Counter in BASH to count the times a number was entered?

Question

I am trying to write a script where you enter a number, then enter another value, if that value is the same as the first number entered, it adds to the cnt variable, then lets you input another number to check. It is supposed to repeated this until the two numbers do not match, and then print how many times the value occurred.

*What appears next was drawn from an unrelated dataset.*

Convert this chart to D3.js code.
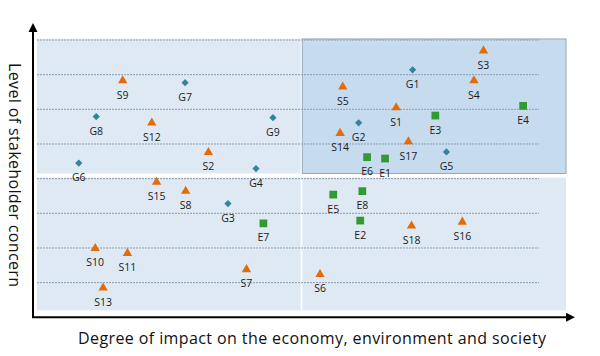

I'm having trouble with the loop, after the second value is entered, it prints continuously: 5 occurs 1 times

    #!/bin/bash
read currVal
if [ -n $currVal ]; then
    cnt=1
    read val
    while [[ -n $val ]]
    do
            if [[ $val == $currVal ]]; then
                    cnt=$((cnt+1))
            else
                    echo "$currVal occurs $cnt times"
            fi
    done

fi

Answer 1

A variation what counts the entered values:

declare -A counts
while :
do
    read -r -p 'Enter number (or press enter to finish) > ' num
    [[ -z "$num" ]] && break
    ((counts["$num"]++))
done

for key in "${!counts[@]}"
do
    printf "entered %s: %s times\n" "$key" ${counts["$key"]}
done | sort -n

Answer 2

As @anubhava suggests, this modification works for me:

#!/bin/bash
read currVal
cnt=1
val=$currVal
while [[ -n $val ]]
    do
    echo enter next
    read val
    if [[ $val == $currVal ]]; then
        cnt=$((cnt+1))
    else
        echo "$currVal occurs $cnt times"
    exit
    fi
done